Leave the pictures out and quote every line from the start of the listing to the line with "zeta=[0.25,1,1.5,2,2.5,3,3.5,4,4.5,5,6,7]", inclusive.

....

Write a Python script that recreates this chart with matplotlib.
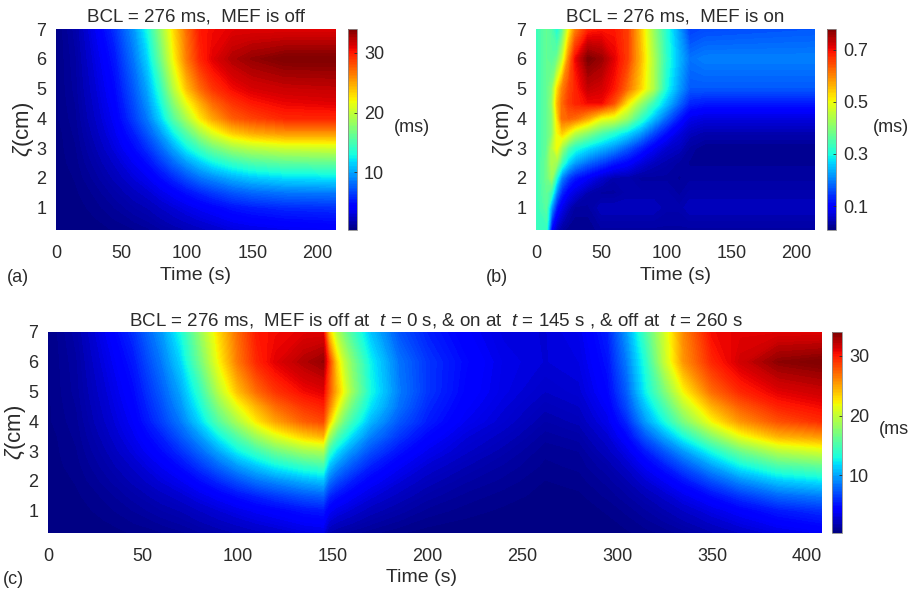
#three heat maps of delay against time and position

import numpy as np
import matplotlib
matplotlib.use('Agg')
import matplotlib.pyplot as plt

plt.rcParams['font.family']=['Liberation Sans','DejaVu Sans']
plt.rcParams['mathtext.fontset']='custom'
plt.rcParams['mathtext.it']='Liberation Sans:italic'
plt.rcParams['mathtext.rm']='Liberation Sans'

DARK='#2b2b2b'

#positions along the tissue, same rows in all panels
zeta=[0.25,1,1.5,2,2.5,3,3.5,4,4.5,5,6,7]

#panel a, MEF off
time_a=[0,15,30,45,60,70,80,90,100,110,120,135,150,175,214]
delay_a=[
    [.3,.3,.4,.6,.8,1,1.3,1.6,1.9,2.2,2.5,3,3.3,3.6,3.9],
    [.3,.4,.7,1.1,1.6,1.9,2.4,2.9,3.4,3.9,4.3,5,5.4,5.8,6],
    [.3,.5,.9,1.5,2.2,2.7,3.4,4.1,4.9,5.6,6.3,7.2,7.8,8.3,8.5],
    [.3,.6,1.2,2,3,3.7,4.7,5.8,7,8.2,9,10.2,11,11.7,12],
    [.4,.7,1.5,2.5,3.8,4.8,6.2,7.8,9.5,11,12.5,14,15,15.7,16],
    [.4,.8,1.8,3.1,4.7,6,7.8,10,12.5,14.5,16.5,18.5,19.5,20.3,20.5],
    [.4,.9,2.1,3.6,5.5,7.3,9.5,12.5,15.5,18.5,21,23.5,24.7,25.5,25.5],
    [.5,1,2.4,4,6.5,8.5,11.5,15.5,19,22.5,25,27.5,28.5,29.5,29.5],
    [.5,1.1,2.6,4.3,7,9.3,12.8,17.5,21.5,24.5,27,29,30,30.7,31],
    [.5,1.2,2.8,4.6,7.5,10,14,19.5,24,27,29,30.5,31.3,31.8,32],
    [.5,1.3,3.2,5.2,8.5,11.5,16.5,22,26.5,29.5,31,32.5,33.3,34,34],
    [.5,1.5,3.7,6,9.5,13,18,23,27,30,30.5,31,31,31,31],
]

#panel b, MEF on
time_b=[0,8,12,16,20,25,30,40,50,60,70,80,90,100,110,118,130,214]
delay_b=[
    [.33,.33,.10,.05,.03,.02,.02,.02,.03,.03,.03,.03,.03,.03,.03,.03,.03,.03],
    [.33,.36,.22,.12,.08,.05,.03,.03,.05,.05,.05,.05,.05,.04,.04,.05,.05,.05],
    [.33,.37,.33,.20,.13,.09,.07,.04,.03,.03,.04,.04,.04,.04,.03,.04,.04,.04],
    [.33,.38,.42,.30,.20,.15,.12,.09,.06,.04,.04,.03,.03,.03,.025,.03,.03,.03],
    [.33,.38,.44,.42,.33,.26,.22,.18,.15,.12,.10,.07,.05,.04,.03,.025,.025,.025],
    [.33,.37,.44,.50,.42,.35,.31,.27,.24,.21,.17,.13,.09,.06,.05,.03,.02,.02],
    [.33,.37,.40,.50,.54,.50,.45,.40,.35,.31,.27,.22,.16,.11,.07,.05,.04,.04],
    [.33,.37,.40,.52,.62,.63,.62,.57,.50,.48,.42,.33,.25,.18,.12,.08,.07,.07],
    [.33,.37,.41,.55,.62,.66,.68,.70,.70,.64,.52,.42,.33,.25,.18,.13,.12,.12],
    [.33,.37,.40,.52,.60,.65,.68,.73,.72,.69,.62,.54,.44,.30,.22,.17,.17,.17],
    [.33,.37,.36,.38,.46,.60,.70,.78,.76,.71,.66,.56,.44,.32,.24,.19,.20,.20],
    [.33,.37,.35,.30,.36,.50,.60,.68,.69,.69,.66,.55,.42,.31,.22,.15,.16,.17],
]

#panel c, MEF switched off, on and off again
time_c=[0,15,30,45,60,70,80,90,100,110,120,135,145,148,152,156,160,170,185,200,220,240,262,
        280,295,305,315,325,335,350,365,385,408]
delay_c=[
    [.3,.3,.4,.6,.8,1,1.3,1.6,1.9,2.2,2.5,3,3.2,1.8,1.5,1.3,1.2,.9,.6,.4,.3,.3,.3,
     .3,.4,.5,.7,.9,1.2,1.8,2.4,3.2,3.8],
    [.3,.4,.7,1.1,1.6,1.9,2.4,2.9,3.4,3.9,4.3,5,5.2,4,3.4,3.1,2.8,2.1,1.5,1,.7,.5,.35,
     .4,.6,.9,1.3,1.8,2.4,3.3,4.2,5.3,6],
    [.3,.5,.9,1.5,2.2,2.7,3.4,4.1,4.9,5.6,6.3,7.2,7.6,5.8,5,4.5,4,3.1,2.2,1.5,1,.7,.45,
     .5,.9,1.3,1.9,2.6,3.5,4.8,6.2,7.8,8.6],
    [.3,.6,1.2,2,3,3.7,4.7,5.8,7,8.2,9,10.2,10.8,8.3,7,6.2,5.5,4.2,3,2.1,1.4,1,.55,
     .7,1.2,1.8,2.8,3.8,5,7,9,11,12],
    [.4,.7,1.5,2.5,3.8,4.8,6.2,7.8,9.5,11,12.5,14,14.7,11,9.3,8.2,7.3,5.5,3.9,2.8,1.9,1.3,.75,
     .9,1.6,2.5,3.9,5.3,7,9.7,12.5,15,16],
    [.4,.8,1.8,3.1,4.7,6,7.8,10,12.5,14.5,16.5,18.5,19,14.5,12,10.5,9.3,7,5,3.6,2.5,1.7,.9,
     1.1,2.2,3.4,5.3,7.3,9.5,13,16.5,19.5,20.7],
    [.4,.9,2.1,3.6,5.5,7.3,9.5,12.5,15.5,18.5,21,23.5,24.5,19,15.5,13.5,11.8,8.7,6.2,4.5,3,2.2,1.2,
     1.5,2.8,4.5,7.3,10,13,17.5,21.5,24.5,25.5],
    [.5,1,2.4,4,6.5,8.5,11.5,15.5,19,22.5,25,27.5,28.3,24,19.5,16.5,14.5,10.5,7.3,5.4,3.7,2.7,1.6,
     2,3.5,5.7,9.6,13,17,22,25.5,28,29.3],
    [.5,1.1,2.6,4.3,7,9.3,12.8,17.5,21.5,24.5,27,29,29.7,26.5,22.5,19,16.5,12,8.2,5.8,4.1,3,2,
     2.4,4,6.8,11,15,19.5,24.5,27.5,29.7,30.5],
    [.5,1.2,2.8,4.6,7.5,10,14,19.5,24,27,29,30.5,31,28,24.5,21.5,18.5,13,8.6,6.2,4.4,3.3,2.4,
     2.8,4.5,7.5,12.5,17,22,27,29.5,31,31.7],
    [.5,1.3,3.2,5.2,8.5,11.5,16.5,22,26.5,29.5,31,32.5,33.3,29,23.5,20,17.5,12.5,8.3,6.2,4.6,3.4,2.9,
     3.2,5,8.5,13.5,20,25.5,29.5,31.5,33.5,34],
    [.5,1.5,3.7,6,9.5,13,18,23,27,30,30.5,31,31,24,19.5,17,15,11,7.2,5.5,4.1,3.1,2.9,
     3.5,5.5,9.5,15,20.5,26,30.5,31,31,31],
]

ticks_zeta=[1,2,3,4,5,6,7]
ticks_ms=[10,20,30]
ticks_on=[0.1,0.3,0.5,0.7]

W=909
H=595
fig=plt.figure(figsize=(W/100,H/100),dpi=100)


#turn pixel box of the reference into an axes
def box(x0,x1,y0,y1):
    return fig.add_axes([x0/W,1-y1/H,(x1-x0)/W,(y1-y0)/H])


#draw one panel with its colour bar
def panel(time,delay,xlim,xticks,vmin,vmax,cticks,ctext,title,xbox,cbox,ybox,tx,ty,unit_x,lab_x,lab_y,letter,letter_x,letter_y):
    ax=box(xbox[0],xbox[1],ybox[0],ybox[1])
    levels=np.linspace(vmin,vmax,129)
    cs=ax.contourf(time,zeta,delay,levels=levels,cmap='jet',vmin=vmin,vmax=vmax)
    ax.set_xlim(0,xlim)
    ax.set_ylim(0.25,7)
    ax.set_xticks(xticks)
    ax.set_yticks(ticks_zeta)
    ax.tick_params(length=0,labelsize=13,labelcolor=DARK)
    ax.tick_params(axis='x',pad=11)
    ax.tick_params(axis='y',pad=7)
    for s in ax.spines.values():
        s.set_visible(False)
    cax=box(cbox[0],cbox[1],ybox[0],ybox[1])
    cb=fig.colorbar(cs,cax=cax)
    cb.set_ticks(cticks)
    cb.set_ticklabels(ctext)
    cb.ax.tick_params(length=2,width=.6,direction='in',color=DARK,labelsize=13,labelcolor=DARK,pad=5)
    cb.outline.set_edgecolor('#8a8a8a')
    cb.outline.set_linewidth(.6)
    fig.text(tx/W,1-ty/H,title,fontsize=13.5,color=DARK,ha='center',va='center')
    fig.text(lab_x/W,1-lab_y/H,'Time (s)',fontsize=14,color=DARK,ha='center',va='center')
    fig.text((xbox[0]-32)/W,1-(ybox[0]+ybox[1])/2/H,r'$\zeta$(cm)',fontsize=16,color=DARK,rotation=90,ha='center',va='center')
    fig.text(unit_x[0]/W,1-unit_x[1]/H,unit_x[2],fontsize=13,color=DARK,ha='left',va='center')
    fig.text(letter_x/W,1-letter_y/H,letter,fontsize=13,color=DARK,ha='left',va='center')


panel(time_a,delay_a,214,[0,50,100,150,200],0.3,34,ticks_ms,['10','20','30'],
      'BCL = 276 ms,  MEF is off',(56,336),(348,357),(29,230),196,17,(394,128,'(ms)'),196,276,'(a)',7,278)
panel(time_b,delay_b,214,[0,50,100,150,200],0.008,0.78,ticks_on,['0.1','0.3','0.5','0.7'],
      'BCL = 276 ms,  MEF is on',(536,815),(827,836),(29,230),675,17,(873,128,'(ms)'),675,276,'(b)',486,278)
panel(time_c,delay_c,408,[0,50,100,150,200,250,300,350,400],0.3,34,ticks_ms,['10','20','30'],
      r'BCL = 276 ms,  MEF is off at  $\mathit{t}$ = 0 s, & on at  $\mathit{t}$ = 145 s , & off at  $\mathit{t}$ = 260 s',
      (48,822),(832,842),(332,533),436,320,(879,430,'(ms'),421,578,'(c)',3,579)

fig.savefig('out.png',dpi=100)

....

= Answer to this task =
Write a Python script that recreates this chart with matplotlib.
#three heat maps of delay against time and position

import numpy as np
import matplotlib
matplotlib.use('Agg')
import matplotlib.pyplot as plt

plt.rcParams['font.family']=['Liberation Sans','DejaVu Sans']
plt.rcParams['mathtext.fontset']='custom'
plt.rcParams['mathtext.it']='Liberation Sans:italic'
plt.rcParams['mathtext.rm']='Liberation Sans'

DARK='#2b2b2b'

#positions along the tissue, same rows in all panels
zeta=[0.25,1,1.5,2,2.5,3,3.5,4,4.5,5,6,7]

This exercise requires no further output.